__GIVEN EXERCISE__
Each line below must be set down exactly; omit any image you find.

★ ★ ★

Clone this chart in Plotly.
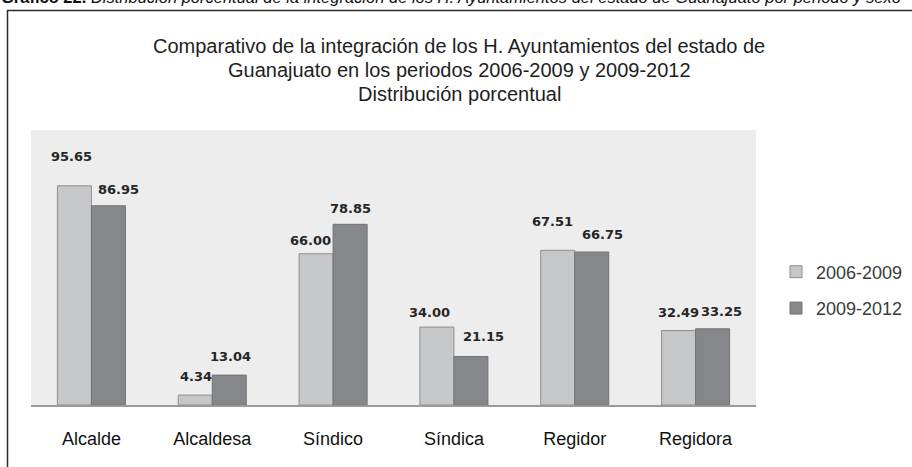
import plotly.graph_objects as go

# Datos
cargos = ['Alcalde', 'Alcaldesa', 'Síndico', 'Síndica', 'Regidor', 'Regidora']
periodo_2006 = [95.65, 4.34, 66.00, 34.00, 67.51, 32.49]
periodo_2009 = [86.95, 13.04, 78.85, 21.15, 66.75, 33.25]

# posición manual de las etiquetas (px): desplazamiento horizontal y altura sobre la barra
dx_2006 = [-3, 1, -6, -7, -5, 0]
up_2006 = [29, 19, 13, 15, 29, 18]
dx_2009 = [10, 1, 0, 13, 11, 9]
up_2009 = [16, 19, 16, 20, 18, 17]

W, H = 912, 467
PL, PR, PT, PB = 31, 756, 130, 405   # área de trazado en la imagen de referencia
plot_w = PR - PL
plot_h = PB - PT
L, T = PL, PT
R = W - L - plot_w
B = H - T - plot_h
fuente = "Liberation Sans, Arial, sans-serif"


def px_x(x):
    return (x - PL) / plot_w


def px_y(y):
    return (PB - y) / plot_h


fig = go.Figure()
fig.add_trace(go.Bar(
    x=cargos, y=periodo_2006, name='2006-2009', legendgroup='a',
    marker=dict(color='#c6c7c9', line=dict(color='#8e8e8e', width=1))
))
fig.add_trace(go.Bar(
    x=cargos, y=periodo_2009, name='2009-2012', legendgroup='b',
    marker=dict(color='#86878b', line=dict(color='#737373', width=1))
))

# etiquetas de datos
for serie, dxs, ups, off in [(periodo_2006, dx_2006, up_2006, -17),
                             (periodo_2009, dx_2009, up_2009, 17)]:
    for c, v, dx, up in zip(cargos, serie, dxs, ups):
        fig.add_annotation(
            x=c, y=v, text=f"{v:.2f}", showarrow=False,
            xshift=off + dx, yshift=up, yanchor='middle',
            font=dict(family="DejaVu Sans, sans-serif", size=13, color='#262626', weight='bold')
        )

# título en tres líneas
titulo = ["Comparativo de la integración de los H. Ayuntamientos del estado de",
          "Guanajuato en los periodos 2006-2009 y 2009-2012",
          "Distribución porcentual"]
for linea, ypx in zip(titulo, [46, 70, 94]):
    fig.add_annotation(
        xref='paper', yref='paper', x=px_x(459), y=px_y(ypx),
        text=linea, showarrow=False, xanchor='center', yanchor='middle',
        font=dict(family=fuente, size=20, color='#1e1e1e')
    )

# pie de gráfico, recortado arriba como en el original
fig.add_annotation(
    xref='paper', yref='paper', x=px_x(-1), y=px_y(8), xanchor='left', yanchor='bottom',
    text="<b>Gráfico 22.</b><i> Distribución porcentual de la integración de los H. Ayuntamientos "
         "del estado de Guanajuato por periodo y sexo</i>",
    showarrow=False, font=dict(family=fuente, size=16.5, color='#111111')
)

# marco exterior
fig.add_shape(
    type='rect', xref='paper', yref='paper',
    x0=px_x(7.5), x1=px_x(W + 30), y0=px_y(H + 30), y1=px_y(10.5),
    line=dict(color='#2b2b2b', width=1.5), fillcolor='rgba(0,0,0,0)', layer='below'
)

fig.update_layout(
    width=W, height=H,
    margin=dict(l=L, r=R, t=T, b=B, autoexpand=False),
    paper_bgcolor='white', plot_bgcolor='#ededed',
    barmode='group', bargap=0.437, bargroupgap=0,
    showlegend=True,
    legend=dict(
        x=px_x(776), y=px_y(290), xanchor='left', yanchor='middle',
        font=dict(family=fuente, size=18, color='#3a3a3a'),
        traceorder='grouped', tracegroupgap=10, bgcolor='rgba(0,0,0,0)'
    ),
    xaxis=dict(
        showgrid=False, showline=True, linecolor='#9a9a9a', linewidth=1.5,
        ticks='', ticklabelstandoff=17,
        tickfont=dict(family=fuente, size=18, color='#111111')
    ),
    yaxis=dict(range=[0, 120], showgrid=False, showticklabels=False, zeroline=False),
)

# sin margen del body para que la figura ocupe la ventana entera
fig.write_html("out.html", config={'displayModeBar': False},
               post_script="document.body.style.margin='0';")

★ ★ ★

__TASK RESULT__
Clone this chart in Plotly.
import plotly.graph_objects as go

# Datos
cargos = ['Alcalde', 'Alcaldesa', 'Síndico', 'Síndica', 'Regidor', 'Regidora']
periodo_2006 = [95.65, 4.34, 66.00, 34.00, 67.51, 32.49]
periodo_2009 = [86.95, 13.04, 78.85, 21.15, 66.75, 33.25]

# posición manual de las etiquetas (px): desplazamiento horizontal y altura sobre la barra
dx_2006 = [-3, 1, -6, -7, -5, 0]
up_2006 = [29, 19, 13, 15, 29, 18]
dx_2009 = [10, 1, 0, 13, 11, 9]
up_2009 = [16, 19, 16, 20, 18, 17]

W, H = 912, 467
PL, PR, PT, PB = 31, 756, 130, 405   # área de trazado en la imagen de referencia
plot_w = PR - PL
plot_h = PB - PT
L, T = PL, PT
R = W - L - plot_w
B = H - T - plot_h
fuente = "Liberation Sans, Arial, sans-serif"


def px_x(x):
    return (x - PL) / plot_w


def px_y(y):
    return (PB - y) / plot_h


fig = go.Figure()
fig.add_trace(go.Bar(
    x=cargos, y=periodo_2006, name='2006-2009', legendgroup='a',
    marker=dict(color='#c6c7c9', line=dict(color='#8e8e8e', width=1))
))
fig.add_trace(go.Bar(
    x=cargos, y=periodo_2009, name='2009-2012', legendgroup='b',
    marker=dict(color='#86878b', line=dict(color='#737373', width=1))
))

# etiquetas de datos
for serie, dxs, ups, off in [(periodo_2006, dx_2006, up_2006, -17),
                             (periodo_2009, dx_2009, up_2009, 17)]:
    for c, v, dx, up in zip(cargos, serie, dxs, ups):
        fig.add_annotation(
            x=c, y=v, text=f"{v:.2f}", showarrow=False,
            xshift=off + dx, yshift=up, yanchor='middle',
            font=dict(family="DejaVu Sans, sans-serif", size=13, color='#262626', weight='bold')
        )

# título en tres líneas
titulo = ["Comparativo de la integración de los H. Ayuntamientos del estado de",
          "Guanajuato en los periodos 2006-2009 y 2009-2012",
          "Distribución porcentual"]
for linea, ypx in zip(titulo, [46, 70, 94]):
    fig.add_annotation(
        xref='paper', yref='paper', x=px_x(459), y=px_y(ypx),
        text=linea, showarrow=False, xanchor='center', yanchor='middle',
        font=dict(family=fuente, size=20, color='#1e1e1e')
    )

# pie de gráfico, recortado arriba como en el original
fig.add_annotation(
    xref='paper', yref='paper', x=px_x(-1), y=px_y(8), xanchor='left', yanchor='bottom',
    text="<b>Gráfico 22.</b><i> Distribución porcentual de la integración de los H. Ayuntamientos "
         "del estado de Guanajuato por periodo y sexo</i>",
    showarrow=False, font=dict(family=fuente, size=16.5, color='#111111')
)

# marco exterior
fig.add_shape(
    type='rect', xref='paper', yref='paper',
    x0=px_x(7.5), x1=px_x(W + 30), y0=px_y(H + 30), y1=px_y(10.5),
    line=dict(color='#2b2b2b', width=1.5), fillcolor='rgba(0,0,0,0)', layer='below'
)

fig.update_layout(
    width=W, height=H,
    margin=dict(l=L, r=R, t=T, b=B, autoexpand=False),
    paper_bgcolor='white', plot_bgcolor='#ededed',
    barmode='group', bargap=0.437, bargroupgap=0,
    showlegend=True,
    legend=dict(
        x=px_x(776), y=px_y(290), xanchor='left', yanchor='middle',
        font=dict(family=fuente, size=18, color='#3a3a3a'),
        traceorder='grouped', tracegroupgap=10, bgcolor='rgba(0,0,0,0)'
    ),
    xaxis=dict(
        showgrid=False, showline=True, linecolor='#9a9a9a', linewidth=1.5,
        ticks='', ticklabelstandoff=17,
        tickfont=dict(family=fuente, size=18, color='#111111')
    ),
    yaxis=dict(range=[0, 120], showgrid=False, showticklabels=False, zeroline=False),
)

# sin margen del body para que la figura ocupe la ventana entera
fig.write_html("out.html", config={'displayModeBar': False},
               post_script="document.body.style.margin='0';")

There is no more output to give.